- [TO DO] Scan the entries below for the word "this". Copy each line that has it.

(Records contained in a dataset)
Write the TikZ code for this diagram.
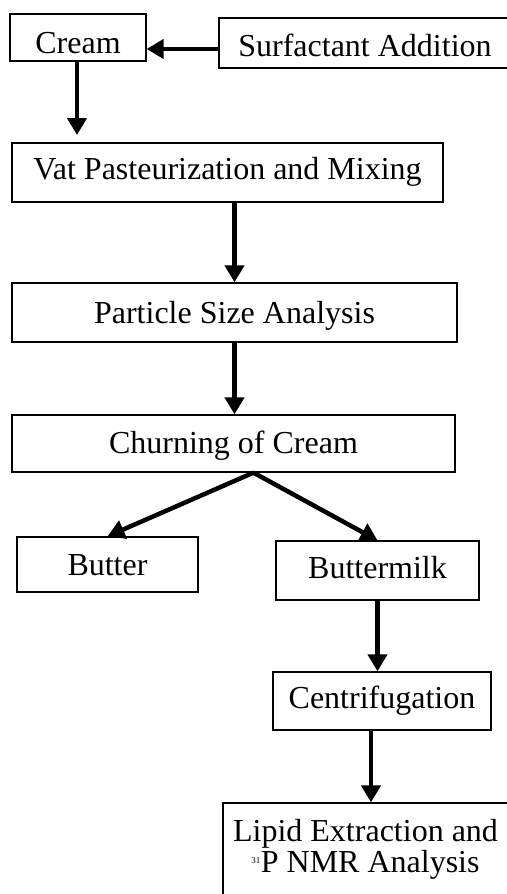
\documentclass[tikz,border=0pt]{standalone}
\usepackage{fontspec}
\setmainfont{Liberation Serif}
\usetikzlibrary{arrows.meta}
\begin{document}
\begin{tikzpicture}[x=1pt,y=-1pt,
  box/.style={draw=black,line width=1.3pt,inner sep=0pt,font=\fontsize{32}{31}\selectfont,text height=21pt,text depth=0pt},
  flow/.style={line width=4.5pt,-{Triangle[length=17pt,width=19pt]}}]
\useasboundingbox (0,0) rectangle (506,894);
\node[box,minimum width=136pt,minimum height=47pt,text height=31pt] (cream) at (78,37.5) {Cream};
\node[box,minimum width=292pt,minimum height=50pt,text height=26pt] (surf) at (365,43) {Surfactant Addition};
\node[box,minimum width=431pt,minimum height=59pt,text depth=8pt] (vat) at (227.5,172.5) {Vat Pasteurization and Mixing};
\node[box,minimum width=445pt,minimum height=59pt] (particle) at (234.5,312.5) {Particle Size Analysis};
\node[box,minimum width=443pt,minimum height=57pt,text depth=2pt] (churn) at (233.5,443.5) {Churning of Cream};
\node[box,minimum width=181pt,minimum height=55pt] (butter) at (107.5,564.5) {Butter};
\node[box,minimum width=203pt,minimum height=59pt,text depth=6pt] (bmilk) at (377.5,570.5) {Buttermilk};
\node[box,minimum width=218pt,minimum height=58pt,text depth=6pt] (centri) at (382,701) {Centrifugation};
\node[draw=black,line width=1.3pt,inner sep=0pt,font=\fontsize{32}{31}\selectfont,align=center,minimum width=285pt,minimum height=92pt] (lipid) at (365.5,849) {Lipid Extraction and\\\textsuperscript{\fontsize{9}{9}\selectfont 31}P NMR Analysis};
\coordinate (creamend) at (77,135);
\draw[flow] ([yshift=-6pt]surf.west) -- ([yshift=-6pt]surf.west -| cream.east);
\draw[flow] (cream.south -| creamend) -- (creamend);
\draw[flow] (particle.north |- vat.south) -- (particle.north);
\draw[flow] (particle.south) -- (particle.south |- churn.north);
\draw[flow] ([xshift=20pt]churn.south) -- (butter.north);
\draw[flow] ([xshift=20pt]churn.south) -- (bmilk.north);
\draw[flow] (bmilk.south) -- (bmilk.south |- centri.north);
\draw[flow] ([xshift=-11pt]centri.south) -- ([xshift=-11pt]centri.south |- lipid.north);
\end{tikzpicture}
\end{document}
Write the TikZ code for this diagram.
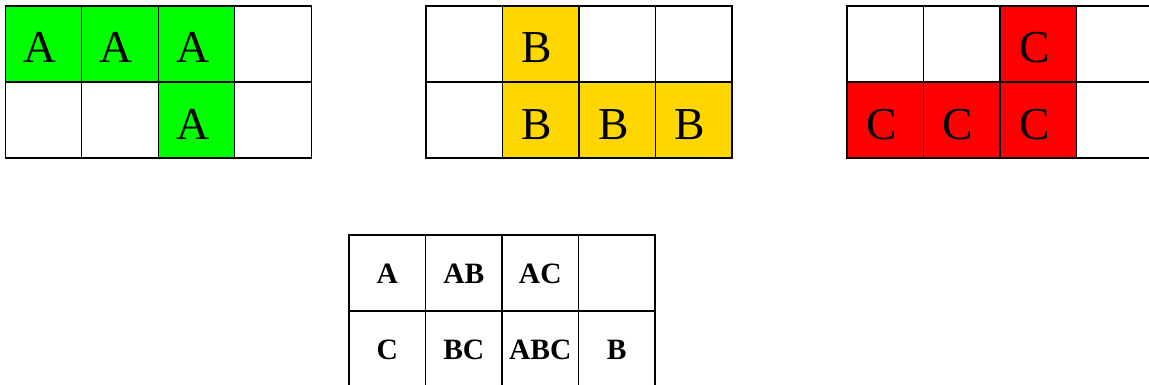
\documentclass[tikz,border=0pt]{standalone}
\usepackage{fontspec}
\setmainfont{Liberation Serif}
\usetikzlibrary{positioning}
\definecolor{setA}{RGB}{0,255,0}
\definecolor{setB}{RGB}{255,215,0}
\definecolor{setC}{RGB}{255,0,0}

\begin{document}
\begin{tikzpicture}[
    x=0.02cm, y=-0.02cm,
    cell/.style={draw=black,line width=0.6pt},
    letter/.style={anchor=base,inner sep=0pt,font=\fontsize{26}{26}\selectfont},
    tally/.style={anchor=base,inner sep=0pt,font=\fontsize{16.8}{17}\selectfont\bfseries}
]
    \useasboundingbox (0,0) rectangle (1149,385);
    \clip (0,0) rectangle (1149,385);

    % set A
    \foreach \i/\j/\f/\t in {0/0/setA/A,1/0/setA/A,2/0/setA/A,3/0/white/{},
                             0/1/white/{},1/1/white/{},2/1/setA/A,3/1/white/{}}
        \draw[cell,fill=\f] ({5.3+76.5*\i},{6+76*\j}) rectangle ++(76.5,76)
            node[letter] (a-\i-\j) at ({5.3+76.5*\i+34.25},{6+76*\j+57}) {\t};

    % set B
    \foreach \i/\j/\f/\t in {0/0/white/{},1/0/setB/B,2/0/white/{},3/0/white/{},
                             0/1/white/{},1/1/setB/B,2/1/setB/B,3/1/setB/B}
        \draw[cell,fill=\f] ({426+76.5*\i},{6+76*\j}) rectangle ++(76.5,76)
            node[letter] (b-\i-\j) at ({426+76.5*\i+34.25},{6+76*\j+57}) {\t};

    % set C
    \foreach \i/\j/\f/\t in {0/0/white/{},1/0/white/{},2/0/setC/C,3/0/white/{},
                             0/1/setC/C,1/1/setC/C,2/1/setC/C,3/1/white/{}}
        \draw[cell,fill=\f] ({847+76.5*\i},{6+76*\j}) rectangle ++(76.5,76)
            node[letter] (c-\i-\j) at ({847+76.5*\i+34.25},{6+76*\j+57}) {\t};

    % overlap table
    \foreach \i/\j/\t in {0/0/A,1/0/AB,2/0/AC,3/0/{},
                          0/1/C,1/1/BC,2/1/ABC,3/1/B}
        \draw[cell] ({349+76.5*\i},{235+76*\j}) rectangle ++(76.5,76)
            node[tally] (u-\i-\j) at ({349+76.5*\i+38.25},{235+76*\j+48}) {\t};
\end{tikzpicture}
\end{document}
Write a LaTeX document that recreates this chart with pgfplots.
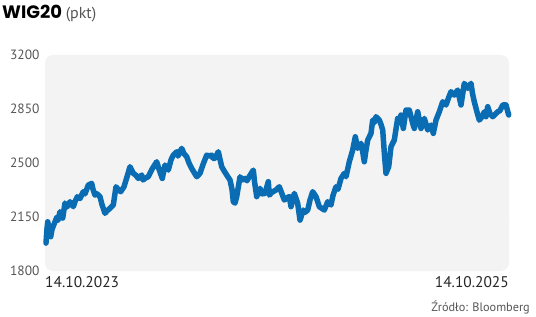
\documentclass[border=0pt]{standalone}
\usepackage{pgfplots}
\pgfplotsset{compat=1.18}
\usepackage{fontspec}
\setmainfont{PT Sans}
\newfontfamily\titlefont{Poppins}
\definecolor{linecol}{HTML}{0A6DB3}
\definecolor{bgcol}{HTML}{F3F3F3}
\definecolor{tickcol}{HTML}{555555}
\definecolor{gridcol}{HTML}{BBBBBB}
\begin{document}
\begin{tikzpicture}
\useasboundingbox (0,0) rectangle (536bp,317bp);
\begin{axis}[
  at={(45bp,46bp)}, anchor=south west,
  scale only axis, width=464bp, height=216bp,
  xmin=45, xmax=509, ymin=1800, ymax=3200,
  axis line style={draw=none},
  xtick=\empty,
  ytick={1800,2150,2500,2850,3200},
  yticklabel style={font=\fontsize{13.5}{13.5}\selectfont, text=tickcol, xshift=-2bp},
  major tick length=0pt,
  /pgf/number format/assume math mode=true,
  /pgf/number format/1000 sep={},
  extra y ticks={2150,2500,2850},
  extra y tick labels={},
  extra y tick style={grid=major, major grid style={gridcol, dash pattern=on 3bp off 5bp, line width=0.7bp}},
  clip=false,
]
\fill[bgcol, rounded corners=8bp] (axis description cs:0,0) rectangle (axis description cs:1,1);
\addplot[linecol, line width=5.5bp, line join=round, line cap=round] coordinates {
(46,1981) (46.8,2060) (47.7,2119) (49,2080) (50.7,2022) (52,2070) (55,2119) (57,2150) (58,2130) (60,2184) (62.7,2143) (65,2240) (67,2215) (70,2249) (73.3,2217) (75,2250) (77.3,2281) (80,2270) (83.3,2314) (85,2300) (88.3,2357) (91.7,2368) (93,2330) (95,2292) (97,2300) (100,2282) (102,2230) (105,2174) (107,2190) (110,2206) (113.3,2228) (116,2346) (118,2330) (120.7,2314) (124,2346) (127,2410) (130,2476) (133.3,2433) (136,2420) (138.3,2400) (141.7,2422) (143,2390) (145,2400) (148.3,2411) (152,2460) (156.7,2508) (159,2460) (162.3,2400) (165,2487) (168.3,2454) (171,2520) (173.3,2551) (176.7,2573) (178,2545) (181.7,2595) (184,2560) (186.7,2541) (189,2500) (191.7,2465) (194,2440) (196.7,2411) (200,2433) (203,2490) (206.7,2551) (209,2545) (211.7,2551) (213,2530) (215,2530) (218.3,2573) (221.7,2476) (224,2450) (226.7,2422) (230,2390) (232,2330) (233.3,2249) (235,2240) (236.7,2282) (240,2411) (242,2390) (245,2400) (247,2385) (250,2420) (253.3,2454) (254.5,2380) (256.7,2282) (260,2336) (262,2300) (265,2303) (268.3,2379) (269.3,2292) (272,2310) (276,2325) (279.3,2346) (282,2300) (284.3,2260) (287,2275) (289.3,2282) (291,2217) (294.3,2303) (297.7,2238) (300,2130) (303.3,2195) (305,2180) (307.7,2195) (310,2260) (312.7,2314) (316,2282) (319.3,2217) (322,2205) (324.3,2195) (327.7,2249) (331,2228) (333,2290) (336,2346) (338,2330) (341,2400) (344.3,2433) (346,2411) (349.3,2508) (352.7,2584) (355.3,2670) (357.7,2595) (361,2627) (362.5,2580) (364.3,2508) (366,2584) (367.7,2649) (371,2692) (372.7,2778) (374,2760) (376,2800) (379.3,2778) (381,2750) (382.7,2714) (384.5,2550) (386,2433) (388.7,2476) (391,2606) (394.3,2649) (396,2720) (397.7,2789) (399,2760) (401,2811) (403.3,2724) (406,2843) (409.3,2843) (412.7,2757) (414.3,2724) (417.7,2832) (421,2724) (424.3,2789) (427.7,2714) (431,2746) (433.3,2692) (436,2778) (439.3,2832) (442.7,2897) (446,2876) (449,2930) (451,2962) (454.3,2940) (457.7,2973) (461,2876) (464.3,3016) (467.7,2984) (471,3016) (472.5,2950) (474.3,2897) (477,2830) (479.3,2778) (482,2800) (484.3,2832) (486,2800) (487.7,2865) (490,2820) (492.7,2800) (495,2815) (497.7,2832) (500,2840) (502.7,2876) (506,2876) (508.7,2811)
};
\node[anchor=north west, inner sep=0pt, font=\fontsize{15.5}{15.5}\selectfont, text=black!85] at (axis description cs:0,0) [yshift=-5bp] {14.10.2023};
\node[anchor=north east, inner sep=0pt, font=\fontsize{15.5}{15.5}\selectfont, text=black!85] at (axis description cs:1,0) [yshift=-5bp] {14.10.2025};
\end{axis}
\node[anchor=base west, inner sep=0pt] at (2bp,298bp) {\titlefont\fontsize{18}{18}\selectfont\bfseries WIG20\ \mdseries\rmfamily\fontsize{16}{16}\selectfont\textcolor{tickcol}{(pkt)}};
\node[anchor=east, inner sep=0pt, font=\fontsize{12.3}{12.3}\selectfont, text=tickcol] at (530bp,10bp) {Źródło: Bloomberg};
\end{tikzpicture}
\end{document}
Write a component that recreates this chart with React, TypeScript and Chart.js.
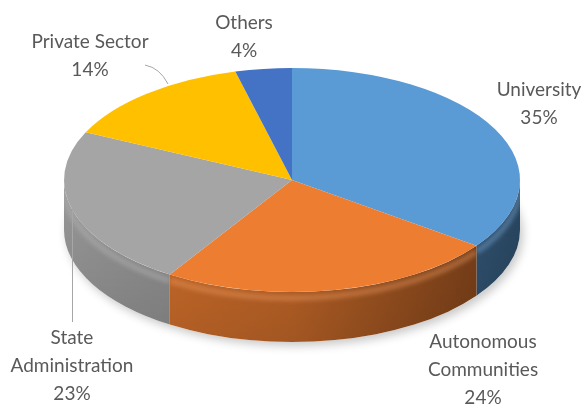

- [ANSWER BELOW]
Write the TikZ code for this diagram.
Write the TikZ code for this diagram.
Write a LaTeX document that recreates this chart with pgfplots.
Write a component that recreates this chart with React, TypeScript and Chart.js.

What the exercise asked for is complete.